How do you say “I’m lost” in Khmer?

“Neak dtoe na?” (where are you going?),  the old women in headscarves waved to me as they stirred their breakfast rice pots. I smiled and waved back, ignoring their question, and kept jogging along the village path which ended. In a dead end.

I turned down the next dirt road and came to another group of people sitting in the sand. “Neak dtoe na?” they asked, and I realized why. The road I was running along went nowhere. I was lost.

Knowing I was only a few minutes from our ecolodge, I turned to the women. Hotel? Blank stare.Ganesha? (the name of the lodge). Nothing. River? Another blank stare. Swimming? (I waved my arms around in my version of a swimming stroke, hoping they’d realize I meant the ecolodge on the river). No recognition whatsoever.

“Plowe” said one. Aha! That meant “road”, which meant there was a glimmer of hope. I nodded and smiled as they pointed me toward the plowe and I headed off along the path again, waving to my new friends and clad in the very un-Cambodian garb of running shorts, tanktop and white sneakers.


I’d set off from our ecolodge on the river in Kampot early that morning, leaving Skip on the porch drinking coffee and Kirsty still asleep in the bungalow. I was pretty certain I’d been paying attention to the direction I ran but, after turning around, found myself in the heart of a tiny local village somewhere on the fringes of the lodge. No, there weren’t many roads. But those roads all looked the same and I was soon encircled by chickens, children on bicycles shouting “hello” and elderly women preparing their morning repast as I ran along the dusty trail.

I laughed at myself and smiled at the cows who sleepily watched as I ran down the road again, convinced I’d soon see the gates to the Ganesha lodge looming around the next corner. But, no. That would have been too easy. Instead, I saw the same corner food stand and the larger road that I’d run on earlier… when I’d been going the opposite direction!

Now I was faced with two choices: Turn back and try again (knowing I’d end up back in the same village with the same challenges of getting myself out) or find another way back to the lodge.

Sitting outside the food stand was a group of young men. With motorbikes.

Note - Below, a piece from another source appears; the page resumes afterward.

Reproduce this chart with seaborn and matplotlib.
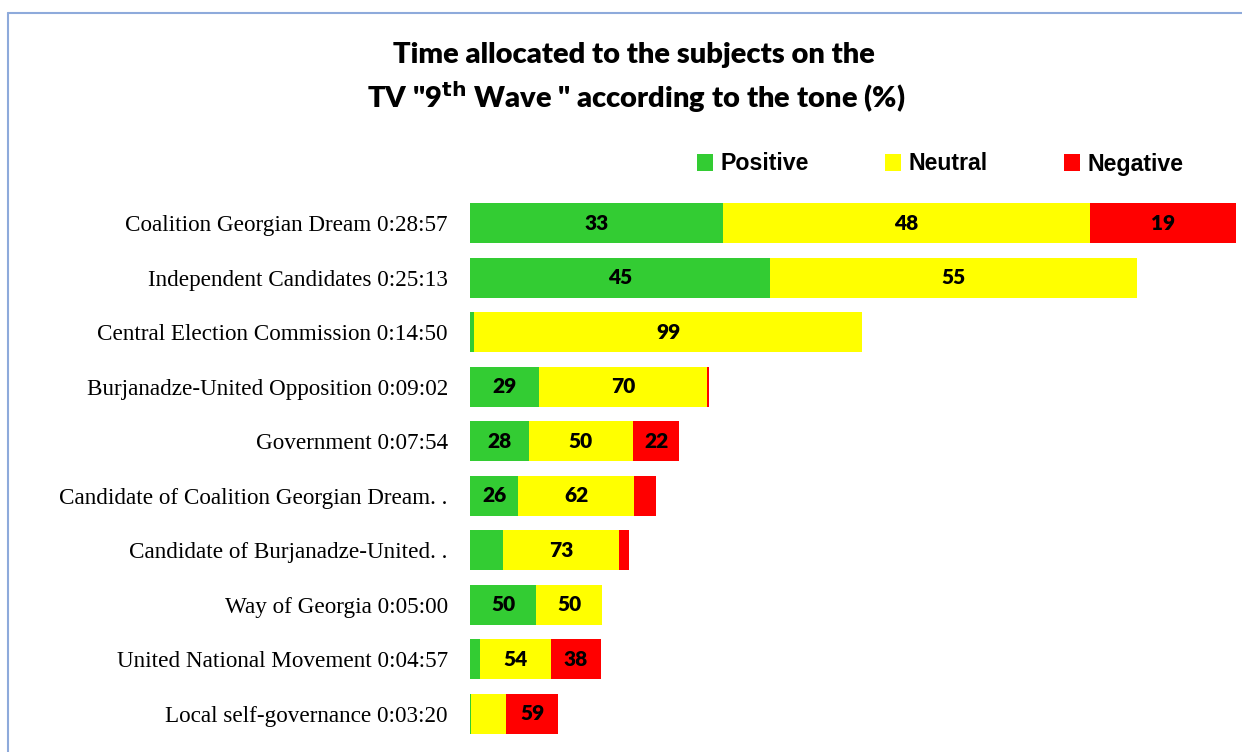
import numpy as np
import pandas as pd
import matplotlib.pyplot as plt
import seaborn as sns
from matplotlib.lines import Line2D
from matplotlib.patches import Patch

# ── Data ────────────────────────────────────────────────────────────────────

subjects = [
    'Coalition Georgian Dream 0:28:57',
    'Independent Candidates 0:25:13',
    'Central Election Commission 0:14:50',
    'Burjanadze-United Opposition 0:09:02',
    'Government 0:07:54',
    'Candidate of Coalition Georgian Dream. .',
    'Candidate of Burjanadze-United. .',
    'Way of Georgia 0:05:00',
    'United National Movement 0:04:57',
    'Local self-governance 0:03:20',
]
durations = ['0:28:57', '0:25:13', '0:14:50', '0:09:02', '0:07:54',
             '0:07:02', '0:06:00', '0:05:00', '0:04:57', '0:03:20']
positive = [33, 45, 1, 29, 28, 26, 21, 50, 8, 1]
neutral = [48, 55, 99, 70, 50, 62, 73, 50, 54, 40]
negative = [19, 0, 0, 1, 22, 12, 6, 0, 38, 59]

tones = ['Positive', 'Neutral', 'Negative']
colors = {'Positive': '#33CC33', 'Neutral': '#FFFF00', 'Negative': '#FF0000'}


def to_seconds(t):
    h, m, s = (int(x) for x in t.split(':'))
    return h * 3600 + m * 60 + s


secs = np.array([to_seconds(t) for t in durations], dtype=float)
pos_s = secs * np.array(positive) / 100
neu_s = secs * np.array(neutral) / 100
neg_s = secs * np.array(negative) / 100

df = pd.DataFrame({
    'subject': subjects,
    'cum_pos': pos_s,
    'cum_neu': pos_s + neu_s,
    'cum_neg': pos_s + neu_s + neg_s,
})

# ── Plot ────────────────────────────────────────────────────────────────────

sns.set_theme(style='white')
fig = plt.figure(figsize=(12.42, 7.52), dpi=100)
ax = fig.add_axes([470 / 1242, 1 - 741 / 752, 1 - 470 / 1242, (741 - 196) / 752])

# stacked by overdrawing cumulative totals, longest first
for col, tone in [('cum_neg', 'Negative'), ('cum_neu', 'Neutral'), ('cum_pos', 'Positive')]:
    sns.barplot(data=df, y='subject', x=col, orient='h', color=colors[tone],
                saturation=1, width=0.73, linewidth=0, ax=ax)

ax.set_xlim(0, 772 / 0.441)
ax.set_xlabel('')
ax.set_ylabel('')
ax.set_xticks([])
sns.despine(ax=ax, left=True, bottom=True)
ax.tick_params(axis='y', length=0, pad=16)
for lab in ax.get_yticklabels():
    lab.set_fontfamily('Liberation Serif')
    lab.set_fontsize(16.7)
    lab.set_color('black')

# value labels, only on segments wide enough to hold them
for i in range(len(subjects)):
    starts = [0, pos_s[i], pos_s[i] + neu_s[i]]
    widths = [pos_s[i], neu_s[i], neg_s[i]]
    vals = [positive[i], neutral[i], negative[i]]
    for x0, w, v in zip(starts, widths, vals):
        if w > 90:
            ax.text(x0 + w / 2, i, str(v), ha='center', va='center',
                    fontsize=15, fontweight='heavy', family='Lato', color='black')

# title
fig.text(634 / 1242, 1 - 55 / 752, 'Time allocated to the subjects on the',
         ha='center', va='center', fontsize=21, fontweight='heavy',
         family='Lato', color='black')
fig.text(636 / 1242, 1 - 97 / 752, 'TV "9$^{\\mathbf{th}}$ Wave " according to the tone (%)',
         ha='center', va='center', fontsize=21, fontweight='heavy',
         family='Lato', color='black')

# legend
handles = [Patch(facecolor=colors[t], edgecolor='none', label=t) for t in tones]
fig.legend(handles=handles, loc='center', bbox_to_anchor=(940 / 1242, 1 - 164 / 752),
           ncol=3, frameon=False, handlelength=0.7, handleheight=0.7,
           handletextpad=0.3, columnspacing=3.3, labelcolor='black',
           prop={'family': 'Liberation Sans', 'weight': 'bold', 'size': 16.7})

# outer frame
frame_c = '#8EAADB'
fig.add_artist(Line2D([7.5 / 1242, 7.5 / 1242], [0, 1 - 13 / 752], color=frame_c, lw=1.5))
fig.add_artist(Line2D([7.5 / 1242, 1], [1 - 13 / 752, 1 - 13 / 752], color=frame_c, lw=1.5))

plt.savefig('out.png', dpi=100)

I smiled and gestured. Moto? I asked, hoping they’d know how I could get a motorbike ride back to the lodge.

More familiar blank stares.

Ganesha?

This time there was recognition. One of the young men pointed back in the direction I’d just run.

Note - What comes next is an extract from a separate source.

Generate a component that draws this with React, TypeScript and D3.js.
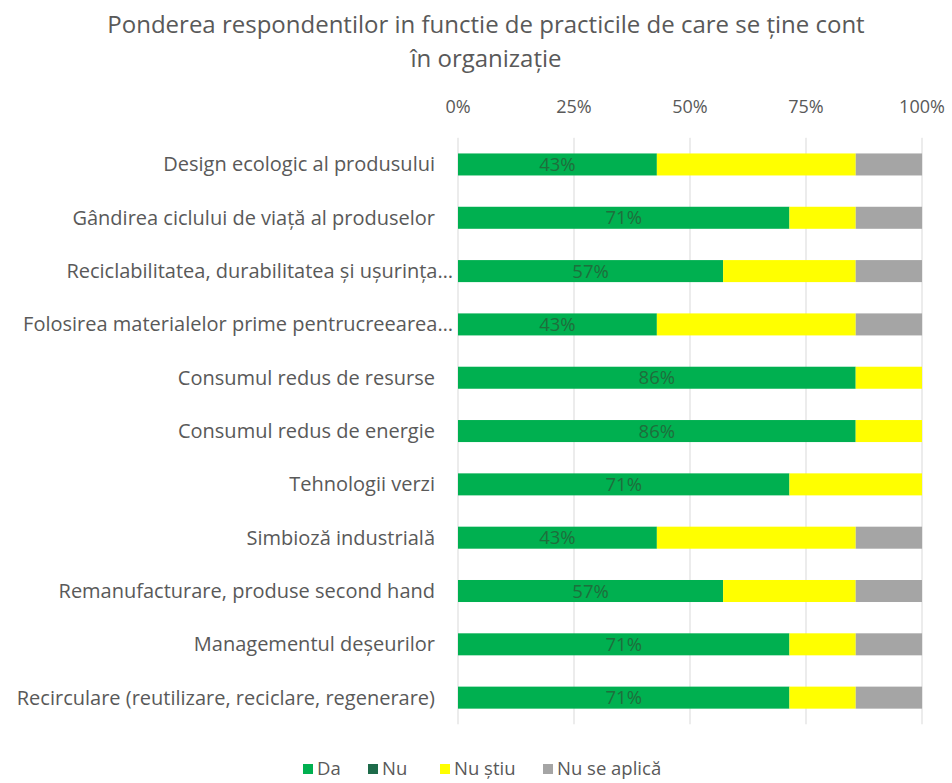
import React from "react";
import * as d3 from "d3";

const categories = [
  "Design ecologic al produsului",
  "Gândirea ciclului de viață al produselor",
  "Reciclabilitatea, durabilitatea și ușurința…",
  "Folosirea materialelor prime pentrucreearea…",
  "Consumul redus de resurse",
  "Consumul redus de energie",
  "Tehnologii verzi",
  "Simbioză industrială",
  "Remanufacturare, produse second hand",
  "Managementul deșeurilor",
  "Recirculare (reutilizare, reciclare, regenerare)",
];
const da = [42.86, 71.43, 57.14, 42.86, 85.71, 85.71, 71.43, 42.86, 57.14, 71.43, 71.43];
const nu = [0, 0, 0, 0, 0, 0, 0, 0, 0, 0, 0];
const nuStiu = [42.86, 14.29, 28.57, 42.86, 14.29, 14.29, 28.57, 42.86, 28.57, 14.29, 14.29];
const nuSeAplica = [14.29, 14.29, 14.29, 14.29, 0, 0, 0, 14.29, 14.29, 14.29, 14.29];
const seriesNames = ["Da", "Nu", "Nu știu", "Nu se aplică"];
const seriesColors = ["#00b050", "#1e6b4a", "#ffff00", "#a5a5a5"];
const ticks = [0, 25, 50, 75, 100];
const titleLines = [
  "Ponderea respondentilor in functie de practicile de care se ține cont",
  "în organizație",
];

export default function App() {
  const W = 952, H = 783;
  const x = d3.scaleLinear().domain([0, 100]).range([458, 922]);
  const y = d3.scaleBand<string>().domain(categories).range([137.8, 724.3]).paddingInner(0.587).paddingOuter(0.2935);
  const seriesData = [da, nu, nuStiu, nuSeAplica];
  const rows = categories.map((c, i) => {
    const o: any = { cat: c };
    seriesNames.forEach((s, k) => (o[s] = seriesData[k][i]));
    return o;
  });
  const stacked = d3.stack<any>().keys(seriesNames)(rows);
  const font = "Open Sans, sans-serif";
  const txt = "#595959";
  const legendX = [303, 368, 440, 543];
  return (
    <svg width={W} height={H} style={{ position: "absolute", left: 0, top: 0 }} fontFamily={font}>
      <rect width={W} height={H} fill="#fff" />
      {titleLines.map((t, i) => (
        <text key={i} x={486} y={33 + i * 34} textAnchor="middle" fontSize={24} fill={txt}>{t}</text>
      ))}
      {ticks.map((t) => (
        <g key={t}>
          <line x1={x(t)} x2={x(t)} y1={137.8} y2={724.3} stroke="#d9d9d9" strokeWidth={1} />
          <text x={x(t)} y={113} textAnchor="middle" fontSize={18} fill={txt}>{t}%</text>
        </g>
      ))}
      {stacked.map((s, k) => (
        <g key={k} fill={seriesColors[k]}>
          {s.map((d, i) => d[1] - d[0] > 0 ? (
            <rect key={i} x={x(d[0])} width={x(d[1]) - x(d[0])} y={y(categories[i])!} height={y.bandwidth()} />
          ) : null)}
        </g>
      ))}
      {categories.map((c, i) => (
        <text key={c} x={x(da[i] / 2)} y={y(c)! + y.bandwidth() / 2 + 6.5} textAnchor="middle" fontSize={18.5} fill="#1f6e3c">
          {Math.round(da[i])}%
        </text>
      ))}
      {categories.map((c) => (
        <text key={c} x={c.endsWith("…") ? 453 : 435} y={y(c)! + y.bandwidth() / 2 + 7} textAnchor="end" fontSize={20} fill={txt}>
          {c}
        </text>
      ))}
      {seriesNames.map((s, k) => (
        <g key={s}>
          <rect x={legendX[k]} y={764} width={10} height={10} fill={seriesColors[k]} />
          <text x={legendX[k] + 14} y={775} fontSize={18.5} fill={txt}>{s}</text>
        </g>
      ))}
    </svg>
  );
}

“Ot-tay” (no) I shook my head and waved my hands wildly around in circles, hoping they’d realize the strange white lady was saying she was lost.

After a minute or two of friendly staring and confusion, one of the men wordlessly pulled out his bike and sat on it, pointing it in the direction of the road to the lodge.

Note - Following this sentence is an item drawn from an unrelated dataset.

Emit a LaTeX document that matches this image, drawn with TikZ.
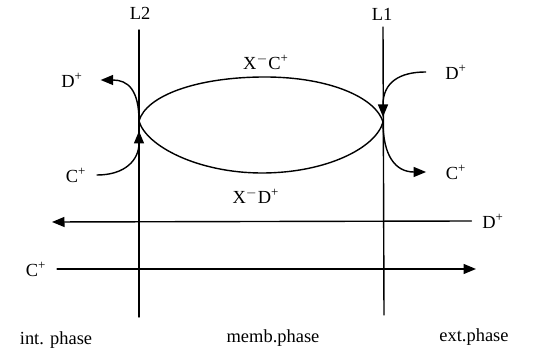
\documentclass[tikz,border=0pt]{standalone}
\usepackage{fontspec}
\setmainfont{Liberation Serif}
\usetikzlibrary{arrows.meta,positioning}
\tikzset{
  >={Triangle[length=2.5mm,width=2mm]},
  lbl/.style={font=\fontsize{10.5}{12}\selectfont, inner sep=1pt},
  memb/.style={line width=0.8pt},
  flux/.style={line width=0.8pt, ->},
}
\newcommand{\ion}[2]{#1\textsuperscript{#2}}
\begin{document}
\begin{tikzpicture}[x=0.02cm, y=-0.02cm, line cap=round, line join=round]
\useasboundingbox (0,0) rectangle (541,357);

% ===================== membranes =====================
\node[lbl] (ltwo) at (140,13) {L2};
\node[lbl] (lone) at (382,14) {L1};
\coordinate (ltwotop) at (139,30);
\coordinate (ltwobot) at (139,317);
\coordinate (lonetop) at (383,27);
\coordinate (lonebot) at (384,315);
\draw[memb] (ltwotop) -- (ltwobot);
\draw[memb] (lonetop) -- (lonebot);

% ---- carrier loop ----
\coordinate (tipL) at (139,121);
\coordinate (tipR) at (383,122);
\coordinate (top) at (265,77);
\coordinate (bot) at (262,173);
\draw[memb] (tipL) .. controls (146,96) and (196,77) .. (top)
            .. controls (330,77) and (376,98) .. (tipR)
            .. controls (376,148) and (326,173) .. (bot)
            .. controls (198,173) and (146,146) .. (tipL);
\node[lbl] (xc) at (266,62) {X\textsuperscript{$-$}\ion{C}{+}};
\node[lbl] (xd) at (256,196) {X\textsuperscript{$-$}\ion{D}{+}};

% ---- exchange at L2 (int. side) ----
\node[lbl] (dl) at (72,80) {\ion{D}{+}};
\node[lbl] (cl) at (76,175) {\ion{C}{+}};
\coordinate (cin) at (139,131);
\draw[flux] (tipL) .. controls (139,90) and (128,80) .. ([xshift=9]dl.east);
\draw[flux] ([xshift=5]cl.east) .. controls (125,175) and (139,160) .. (cin);

% ---- exchange at L1 (ext. side) ----
\node[lbl] (dr) at (456,72) {\ion{D}{+}};
\node[lbl] (cr) at (456,172) {\ion{C}{+}};
\coordinate (din) at (383,117);
\draw[flux] ([xshift=-10]dr.west) .. controls (400,72) and (383,82) .. (din);
\draw[flux] (tipR) .. controls (383,155) and (395,172) .. ([xshift=-10]cr.west);

% ===================== net fluxes =====================
\node[lbl] (dnet) at (493,221) {\ion{D}{+}};
\node[lbl] (cnet) at (36,269) {\ion{C}{+}};
\coordinate (dend) at (52,222);
\coordinate (cend) at (476,269);
\draw[flux] ([xshift=-5]dnet.west) -- (dend);
\draw[flux] ([xshift=5]cnet.east) -- (cend);

% ---- phases ----
\node[lbl] (intp) at (56,340) {int. phase};
\node[lbl] (membp) at (273,338) {memb.phase};
\node[lbl] (extp) at (474,337) {ext.phase};
\end{tikzpicture}
\end{document}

Assuming he was offering a helping hand, I jumped onto the back and whizzed with him along the dirt road, through the village and past all the friendly souls who’d seen me moments earlier.

And this is how I ended up back at the lodge, on the back of a motorbike with a strange man I’d never met.

      One comment

      • Vourn

        Hi, cute story. Your answer could have been, "Ja kyom vuol veng.".